Calvin Klein was one of the most successful fashion designers of the 1980s. Klein launched his career in the late 60s, and by the early 1980s he was a global brand-maker. In 1982 his designs sold nearly £487 million worldwide. His sportswear ranged from high-end prices to more affordable lines. He then associated his name with household furniture and kitchenware. Klein designed for men and women, and his most popular clothing were jeans and underwear in this era. Klein used high-profile celebrities, like Brooke Shields, for his jeans advertising campaign, while Michael J. Fox popularised CK lilac briefs when he wore them in the film "Back to the Future."
The "preppy" style of clothing evolved in the 1980s due in large part to designer Ralph Lauren. His clothing brand, Polo Ralph Lauren, was the top choice for conservative teens who wanted a classic style of clothing. They bought expensive polo shirts, chinos and jackets that conspicuously carried the designer's name. The brand went global when Lauren became the first American designer with a European boutique, in 1981. By 1983 he had expanded his fashion business to incorporate home accessories, including pillows, bedding and throws.

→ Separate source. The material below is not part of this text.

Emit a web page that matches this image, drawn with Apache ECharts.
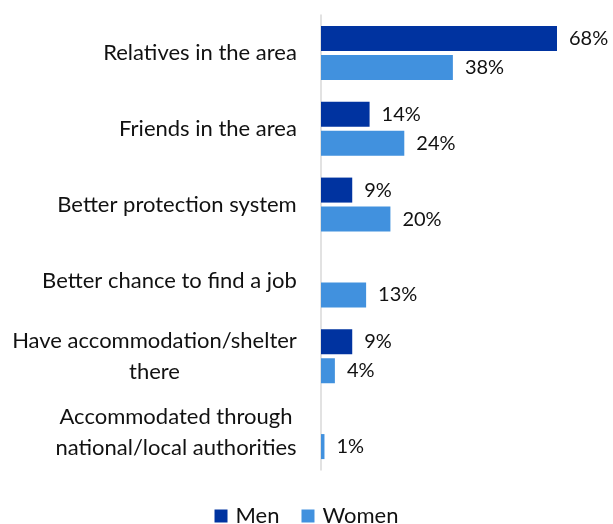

French designer Christian Lacroix is known for creating a wave of new haute couture designs in the 1980s. At the end of the decade he left fashion house Patou and started his own label. Combining bold colours of magenta, orange, yellow, green and bright pink, Lacroix embellished his designs with big bows, intricate beading and prominent jewellery pieces. He found inspiration in the 1980s from artists who used modernistic colours. He also was influenced by opera and the theatre, which further inspired many of his collections.

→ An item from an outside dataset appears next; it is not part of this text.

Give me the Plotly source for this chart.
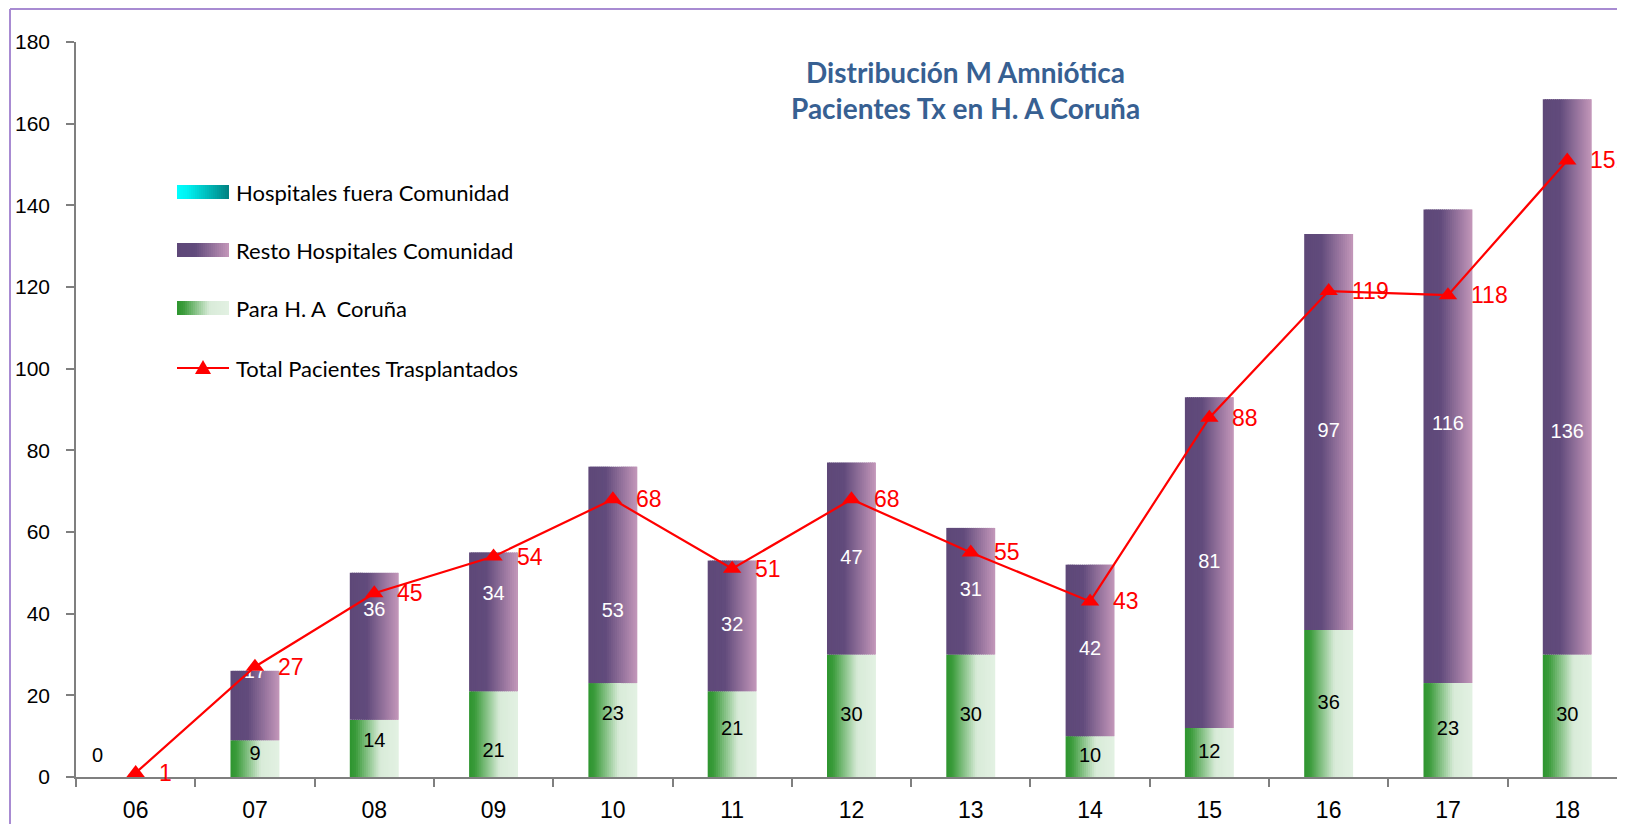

Thierry Mugler is one of a handful of designers to reinvent womenswear with a new silhouette. He shifted fashion in the 1980s away from the hippie movement of the 1970s by creating a more feminine silhouette with accentuated curves. This was a far cry from the free-flowing dresses of the "Me decade." Mugler instead used sharp shoulders and rounded hips to create angular dresses. Although the designer believed his clothing was merely modern, he was labelled the "prophet of futurism" for his revolutionary take on fashion, using vibrant colours with a hint of a theatrical element in his creations.
Frenchman Azzendine Alaia is another designer who changed the woman's silhouette. Nicknamed the King of Cling by fashion press in the 1980s, he experimented with fabrics that clung close to the body, and is believed to have invented the use of Lycra for different garments, such as the body suit, cycling shorts and stretch miniskirt. Alaia's designs complemented the fitness craze that began in the 1980s thanks to the likes of Jane Fonda and Olivia Newton-John.